### To do
Check each line of the material. Copy those containing "matplotlib".

### Listing
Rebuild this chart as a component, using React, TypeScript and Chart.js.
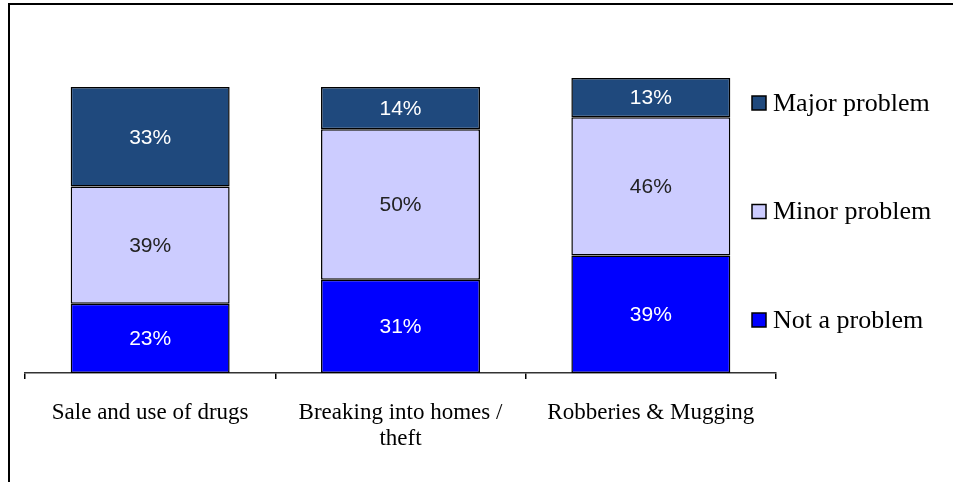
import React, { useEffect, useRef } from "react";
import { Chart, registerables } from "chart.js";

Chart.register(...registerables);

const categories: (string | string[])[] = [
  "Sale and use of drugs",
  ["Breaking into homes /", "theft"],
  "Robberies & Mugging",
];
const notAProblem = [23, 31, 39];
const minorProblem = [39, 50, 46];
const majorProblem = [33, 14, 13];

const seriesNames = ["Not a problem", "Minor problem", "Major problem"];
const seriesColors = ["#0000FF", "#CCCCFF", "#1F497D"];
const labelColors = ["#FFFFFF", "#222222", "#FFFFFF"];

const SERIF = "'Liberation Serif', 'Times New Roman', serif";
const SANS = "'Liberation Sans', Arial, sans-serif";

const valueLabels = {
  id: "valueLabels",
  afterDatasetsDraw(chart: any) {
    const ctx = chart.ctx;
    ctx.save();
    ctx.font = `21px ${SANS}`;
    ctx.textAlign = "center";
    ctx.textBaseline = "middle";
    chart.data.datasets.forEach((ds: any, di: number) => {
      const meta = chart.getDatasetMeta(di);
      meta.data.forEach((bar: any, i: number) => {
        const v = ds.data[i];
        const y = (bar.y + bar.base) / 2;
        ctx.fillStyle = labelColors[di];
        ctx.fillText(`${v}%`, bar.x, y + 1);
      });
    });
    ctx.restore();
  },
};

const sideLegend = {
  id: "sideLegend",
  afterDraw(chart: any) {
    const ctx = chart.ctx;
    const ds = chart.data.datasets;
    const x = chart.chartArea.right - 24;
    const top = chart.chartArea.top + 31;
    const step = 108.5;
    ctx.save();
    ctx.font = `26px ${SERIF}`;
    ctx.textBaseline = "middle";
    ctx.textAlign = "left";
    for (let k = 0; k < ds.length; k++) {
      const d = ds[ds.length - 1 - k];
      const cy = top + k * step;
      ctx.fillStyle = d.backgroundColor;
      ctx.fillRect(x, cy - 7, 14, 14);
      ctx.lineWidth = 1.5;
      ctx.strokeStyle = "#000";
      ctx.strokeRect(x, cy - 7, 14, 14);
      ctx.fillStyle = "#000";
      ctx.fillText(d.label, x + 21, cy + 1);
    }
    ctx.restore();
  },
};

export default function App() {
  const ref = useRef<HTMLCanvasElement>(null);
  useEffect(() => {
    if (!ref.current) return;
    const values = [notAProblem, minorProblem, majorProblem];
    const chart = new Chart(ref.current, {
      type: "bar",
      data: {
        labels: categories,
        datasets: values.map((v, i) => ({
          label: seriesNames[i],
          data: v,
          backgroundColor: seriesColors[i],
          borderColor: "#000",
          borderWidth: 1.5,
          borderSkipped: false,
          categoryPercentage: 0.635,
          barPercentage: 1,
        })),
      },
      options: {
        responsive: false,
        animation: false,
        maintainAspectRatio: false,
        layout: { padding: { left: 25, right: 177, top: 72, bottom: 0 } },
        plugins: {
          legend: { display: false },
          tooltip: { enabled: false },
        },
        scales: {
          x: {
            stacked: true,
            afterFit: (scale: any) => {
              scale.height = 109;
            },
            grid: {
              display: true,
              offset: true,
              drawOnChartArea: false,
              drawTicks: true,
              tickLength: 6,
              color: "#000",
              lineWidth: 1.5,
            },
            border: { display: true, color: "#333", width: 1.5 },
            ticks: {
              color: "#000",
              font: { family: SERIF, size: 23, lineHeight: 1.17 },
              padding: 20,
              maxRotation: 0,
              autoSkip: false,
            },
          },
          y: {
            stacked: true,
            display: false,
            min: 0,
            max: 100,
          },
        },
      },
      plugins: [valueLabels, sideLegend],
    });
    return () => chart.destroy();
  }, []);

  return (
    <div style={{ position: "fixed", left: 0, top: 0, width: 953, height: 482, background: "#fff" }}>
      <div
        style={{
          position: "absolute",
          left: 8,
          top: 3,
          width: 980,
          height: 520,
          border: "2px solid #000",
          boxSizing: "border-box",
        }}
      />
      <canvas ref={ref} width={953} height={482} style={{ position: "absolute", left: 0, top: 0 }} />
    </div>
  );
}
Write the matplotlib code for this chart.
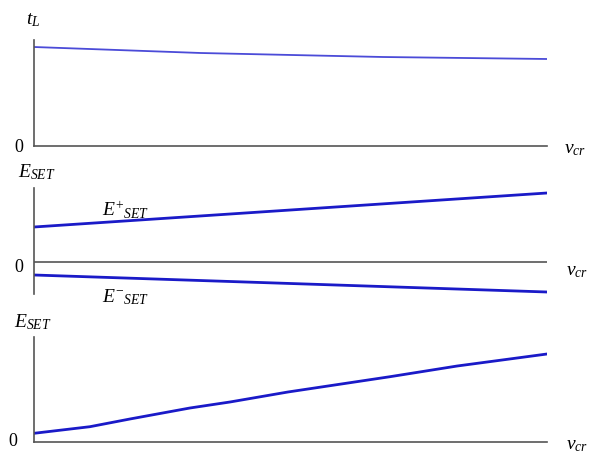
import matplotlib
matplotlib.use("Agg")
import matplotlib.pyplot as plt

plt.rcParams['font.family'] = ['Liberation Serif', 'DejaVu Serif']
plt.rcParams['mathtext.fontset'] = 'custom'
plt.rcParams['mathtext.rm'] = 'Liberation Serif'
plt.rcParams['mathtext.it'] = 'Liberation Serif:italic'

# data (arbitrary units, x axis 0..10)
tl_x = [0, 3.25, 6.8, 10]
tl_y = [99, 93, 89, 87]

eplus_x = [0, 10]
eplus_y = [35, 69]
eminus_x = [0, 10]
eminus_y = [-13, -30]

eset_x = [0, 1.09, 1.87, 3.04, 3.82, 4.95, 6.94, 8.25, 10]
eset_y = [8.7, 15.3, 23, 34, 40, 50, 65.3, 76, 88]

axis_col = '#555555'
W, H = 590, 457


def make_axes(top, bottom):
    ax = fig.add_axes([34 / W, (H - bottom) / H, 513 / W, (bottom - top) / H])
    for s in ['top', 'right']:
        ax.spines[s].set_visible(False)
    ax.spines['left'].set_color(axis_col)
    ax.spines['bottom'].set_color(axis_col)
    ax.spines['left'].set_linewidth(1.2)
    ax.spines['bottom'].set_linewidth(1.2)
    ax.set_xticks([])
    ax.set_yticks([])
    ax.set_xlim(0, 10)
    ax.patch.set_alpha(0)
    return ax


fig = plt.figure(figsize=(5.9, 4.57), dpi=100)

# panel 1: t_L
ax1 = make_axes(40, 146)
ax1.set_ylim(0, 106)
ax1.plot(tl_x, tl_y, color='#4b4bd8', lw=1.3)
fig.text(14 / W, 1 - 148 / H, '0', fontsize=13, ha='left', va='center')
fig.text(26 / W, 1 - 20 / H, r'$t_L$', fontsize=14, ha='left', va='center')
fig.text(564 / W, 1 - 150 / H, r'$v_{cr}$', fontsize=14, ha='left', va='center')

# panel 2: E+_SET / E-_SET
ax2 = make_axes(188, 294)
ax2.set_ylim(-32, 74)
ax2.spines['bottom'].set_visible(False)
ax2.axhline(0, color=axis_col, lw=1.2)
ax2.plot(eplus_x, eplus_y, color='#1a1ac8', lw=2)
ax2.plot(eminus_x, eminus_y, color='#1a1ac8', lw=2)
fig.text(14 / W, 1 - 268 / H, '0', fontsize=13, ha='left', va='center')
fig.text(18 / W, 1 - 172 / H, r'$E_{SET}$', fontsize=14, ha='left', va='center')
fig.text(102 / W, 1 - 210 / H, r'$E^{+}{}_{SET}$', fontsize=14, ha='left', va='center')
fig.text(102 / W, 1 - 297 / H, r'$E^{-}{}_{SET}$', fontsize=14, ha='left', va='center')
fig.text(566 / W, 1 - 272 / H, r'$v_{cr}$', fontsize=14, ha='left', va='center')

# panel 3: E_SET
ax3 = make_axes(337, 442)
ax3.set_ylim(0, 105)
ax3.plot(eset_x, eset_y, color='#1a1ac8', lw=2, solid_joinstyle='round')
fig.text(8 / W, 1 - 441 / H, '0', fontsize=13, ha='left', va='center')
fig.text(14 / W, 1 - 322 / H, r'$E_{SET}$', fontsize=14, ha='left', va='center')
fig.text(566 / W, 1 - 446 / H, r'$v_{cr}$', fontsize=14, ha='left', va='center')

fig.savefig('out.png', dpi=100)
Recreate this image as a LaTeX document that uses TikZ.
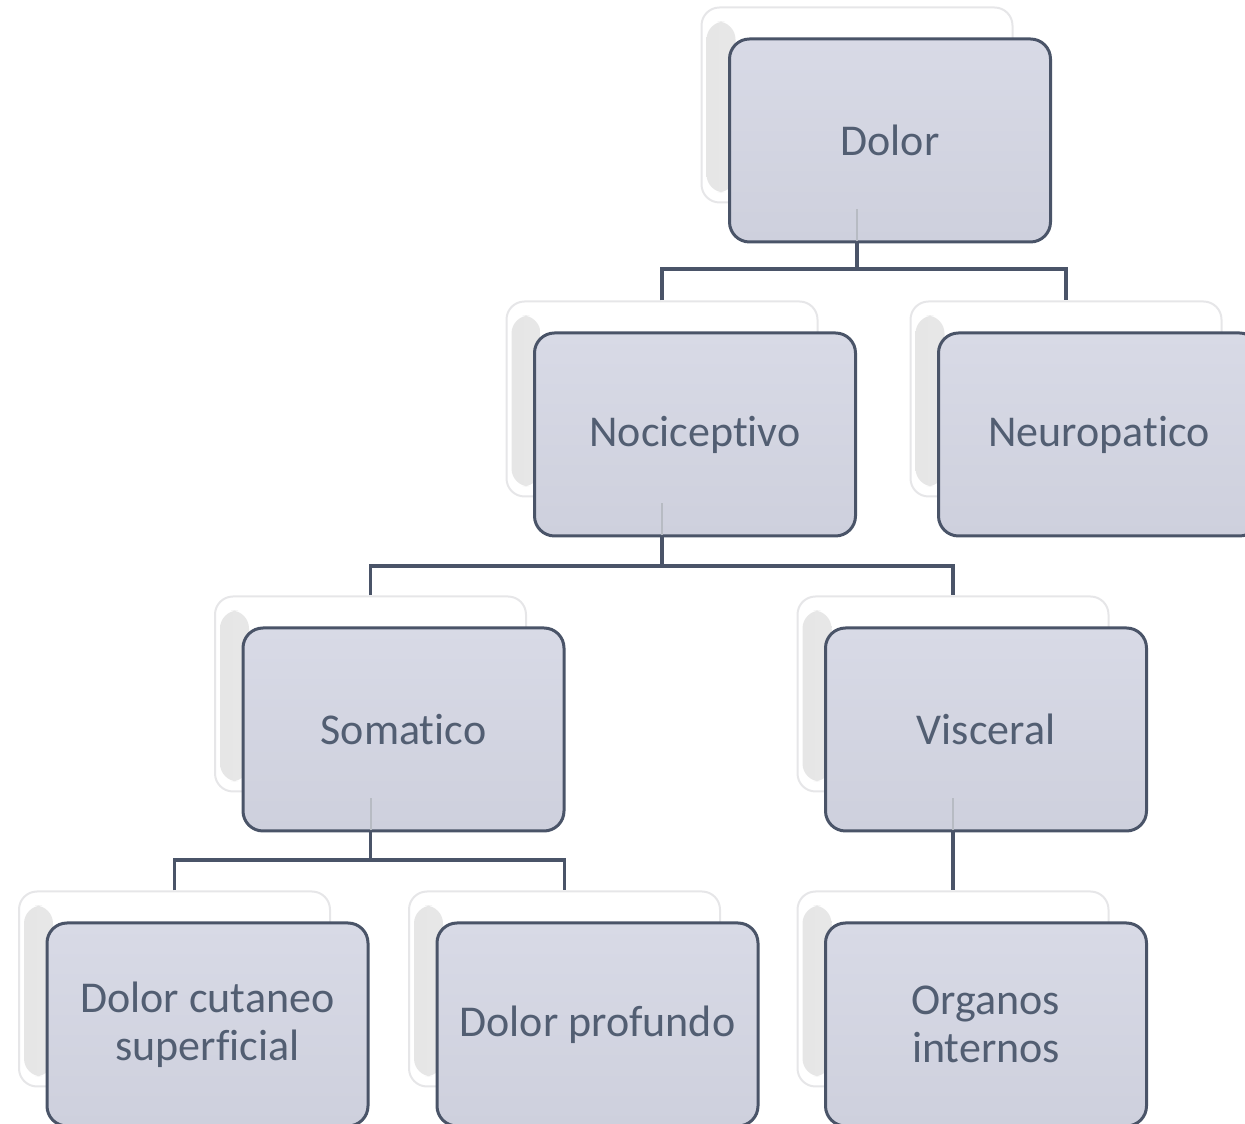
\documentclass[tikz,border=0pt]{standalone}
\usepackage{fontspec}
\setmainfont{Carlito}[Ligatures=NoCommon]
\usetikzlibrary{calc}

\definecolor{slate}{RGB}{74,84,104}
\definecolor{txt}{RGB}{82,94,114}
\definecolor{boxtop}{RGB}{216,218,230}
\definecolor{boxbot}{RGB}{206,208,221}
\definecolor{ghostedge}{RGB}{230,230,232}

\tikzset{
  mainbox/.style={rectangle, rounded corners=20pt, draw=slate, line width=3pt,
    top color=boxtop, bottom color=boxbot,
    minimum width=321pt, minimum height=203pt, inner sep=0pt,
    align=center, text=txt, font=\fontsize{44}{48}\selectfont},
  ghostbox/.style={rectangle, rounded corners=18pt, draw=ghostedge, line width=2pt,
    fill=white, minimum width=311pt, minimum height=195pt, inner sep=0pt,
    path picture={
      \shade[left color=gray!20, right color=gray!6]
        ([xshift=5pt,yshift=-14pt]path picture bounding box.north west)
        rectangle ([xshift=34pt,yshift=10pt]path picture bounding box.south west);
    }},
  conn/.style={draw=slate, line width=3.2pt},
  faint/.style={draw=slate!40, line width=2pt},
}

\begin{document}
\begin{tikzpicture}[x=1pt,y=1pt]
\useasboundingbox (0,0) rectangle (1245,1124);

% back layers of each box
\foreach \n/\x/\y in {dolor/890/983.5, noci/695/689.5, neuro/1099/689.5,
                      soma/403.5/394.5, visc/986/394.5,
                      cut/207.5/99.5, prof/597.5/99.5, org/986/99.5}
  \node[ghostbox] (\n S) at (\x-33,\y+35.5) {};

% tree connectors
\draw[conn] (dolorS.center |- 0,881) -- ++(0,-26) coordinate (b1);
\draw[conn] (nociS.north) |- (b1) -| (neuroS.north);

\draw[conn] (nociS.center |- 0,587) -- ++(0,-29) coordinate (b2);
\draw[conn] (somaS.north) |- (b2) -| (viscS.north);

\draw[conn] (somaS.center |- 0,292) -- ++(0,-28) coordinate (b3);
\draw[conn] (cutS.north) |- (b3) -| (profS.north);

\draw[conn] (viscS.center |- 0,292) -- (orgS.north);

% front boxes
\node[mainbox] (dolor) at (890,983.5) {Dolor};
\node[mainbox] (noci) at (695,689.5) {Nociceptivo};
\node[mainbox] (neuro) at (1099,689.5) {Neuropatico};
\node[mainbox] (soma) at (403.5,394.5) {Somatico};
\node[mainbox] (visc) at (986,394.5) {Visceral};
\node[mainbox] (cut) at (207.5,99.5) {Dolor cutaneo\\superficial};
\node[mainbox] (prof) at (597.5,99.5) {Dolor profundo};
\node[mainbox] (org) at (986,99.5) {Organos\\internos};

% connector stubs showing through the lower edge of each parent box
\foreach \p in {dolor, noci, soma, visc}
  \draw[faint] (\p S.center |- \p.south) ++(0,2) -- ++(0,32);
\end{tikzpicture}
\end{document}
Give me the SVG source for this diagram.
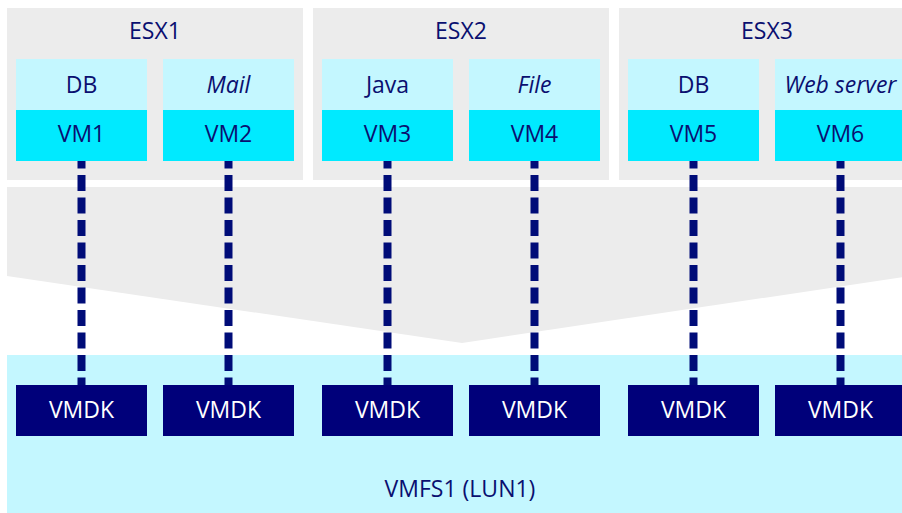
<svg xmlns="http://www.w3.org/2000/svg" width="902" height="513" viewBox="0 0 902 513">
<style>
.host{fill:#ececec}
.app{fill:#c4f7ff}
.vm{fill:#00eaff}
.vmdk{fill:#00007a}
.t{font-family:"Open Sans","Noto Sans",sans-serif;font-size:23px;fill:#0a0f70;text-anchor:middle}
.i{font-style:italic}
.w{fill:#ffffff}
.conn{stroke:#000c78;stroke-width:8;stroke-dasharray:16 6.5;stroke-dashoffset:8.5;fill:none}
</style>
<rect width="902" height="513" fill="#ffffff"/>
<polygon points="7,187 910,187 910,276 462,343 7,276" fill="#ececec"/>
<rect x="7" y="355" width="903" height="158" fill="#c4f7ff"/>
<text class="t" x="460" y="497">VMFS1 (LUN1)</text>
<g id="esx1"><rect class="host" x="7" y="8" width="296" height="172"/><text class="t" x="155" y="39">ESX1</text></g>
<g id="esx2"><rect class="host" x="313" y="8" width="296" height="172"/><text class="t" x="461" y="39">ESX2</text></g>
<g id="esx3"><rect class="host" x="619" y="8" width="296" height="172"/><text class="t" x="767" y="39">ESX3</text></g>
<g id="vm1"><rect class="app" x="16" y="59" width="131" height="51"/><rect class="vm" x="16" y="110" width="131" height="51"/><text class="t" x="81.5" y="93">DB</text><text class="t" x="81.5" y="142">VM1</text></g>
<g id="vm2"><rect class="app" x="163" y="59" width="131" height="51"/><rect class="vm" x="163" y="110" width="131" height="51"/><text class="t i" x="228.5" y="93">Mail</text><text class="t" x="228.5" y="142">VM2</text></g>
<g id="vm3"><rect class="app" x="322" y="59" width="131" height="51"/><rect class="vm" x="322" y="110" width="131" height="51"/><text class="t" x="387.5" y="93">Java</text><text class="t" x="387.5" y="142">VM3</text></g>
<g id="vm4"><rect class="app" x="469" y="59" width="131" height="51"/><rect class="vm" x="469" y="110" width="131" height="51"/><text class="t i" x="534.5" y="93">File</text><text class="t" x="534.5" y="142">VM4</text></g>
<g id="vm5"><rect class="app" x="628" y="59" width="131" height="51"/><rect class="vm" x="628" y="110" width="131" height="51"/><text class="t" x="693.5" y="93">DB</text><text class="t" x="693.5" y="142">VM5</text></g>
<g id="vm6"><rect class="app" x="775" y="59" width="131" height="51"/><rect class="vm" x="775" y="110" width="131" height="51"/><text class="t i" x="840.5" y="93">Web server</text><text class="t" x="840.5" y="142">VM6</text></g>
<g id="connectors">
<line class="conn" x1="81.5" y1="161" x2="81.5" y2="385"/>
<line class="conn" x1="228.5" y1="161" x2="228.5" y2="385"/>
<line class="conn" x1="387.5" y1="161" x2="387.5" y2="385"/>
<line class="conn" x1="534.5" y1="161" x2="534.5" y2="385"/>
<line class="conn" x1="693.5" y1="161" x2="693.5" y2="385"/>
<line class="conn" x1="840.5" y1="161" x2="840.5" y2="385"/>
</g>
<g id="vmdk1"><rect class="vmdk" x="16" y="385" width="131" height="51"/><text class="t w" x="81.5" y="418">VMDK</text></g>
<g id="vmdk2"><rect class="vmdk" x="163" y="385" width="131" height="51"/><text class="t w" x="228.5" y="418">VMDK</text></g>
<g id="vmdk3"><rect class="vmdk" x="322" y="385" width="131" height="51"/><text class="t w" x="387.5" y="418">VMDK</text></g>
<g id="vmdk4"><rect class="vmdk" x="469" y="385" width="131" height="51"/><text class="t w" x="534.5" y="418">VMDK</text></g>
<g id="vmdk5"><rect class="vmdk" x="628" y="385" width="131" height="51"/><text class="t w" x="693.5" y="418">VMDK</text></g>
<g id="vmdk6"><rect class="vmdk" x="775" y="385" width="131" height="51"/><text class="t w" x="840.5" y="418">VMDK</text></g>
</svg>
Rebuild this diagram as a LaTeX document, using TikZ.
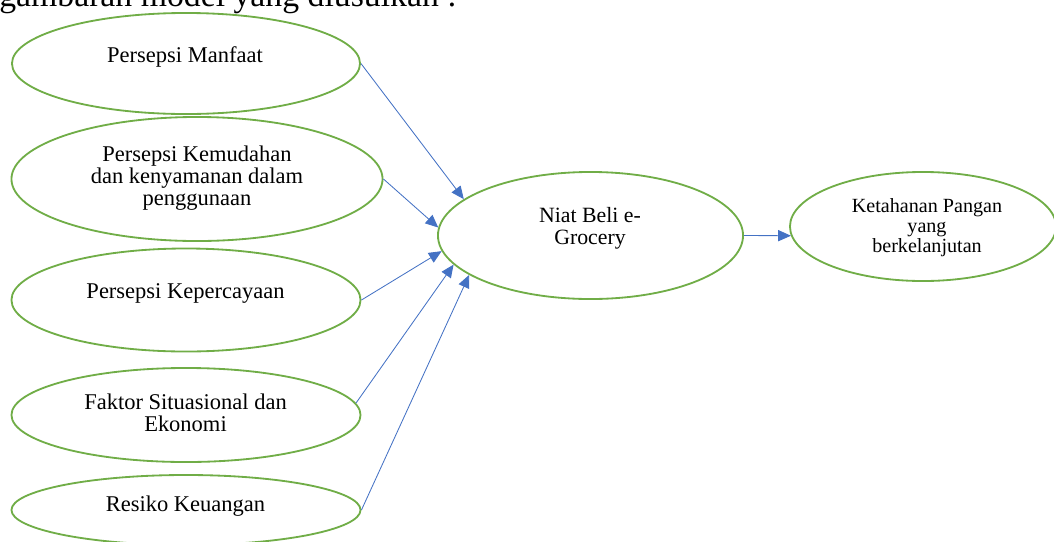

### Output below
Write the matplotlib code for this chart.
import matplotlib
matplotlib.use("Agg")
import matplotlib.pyplot as plt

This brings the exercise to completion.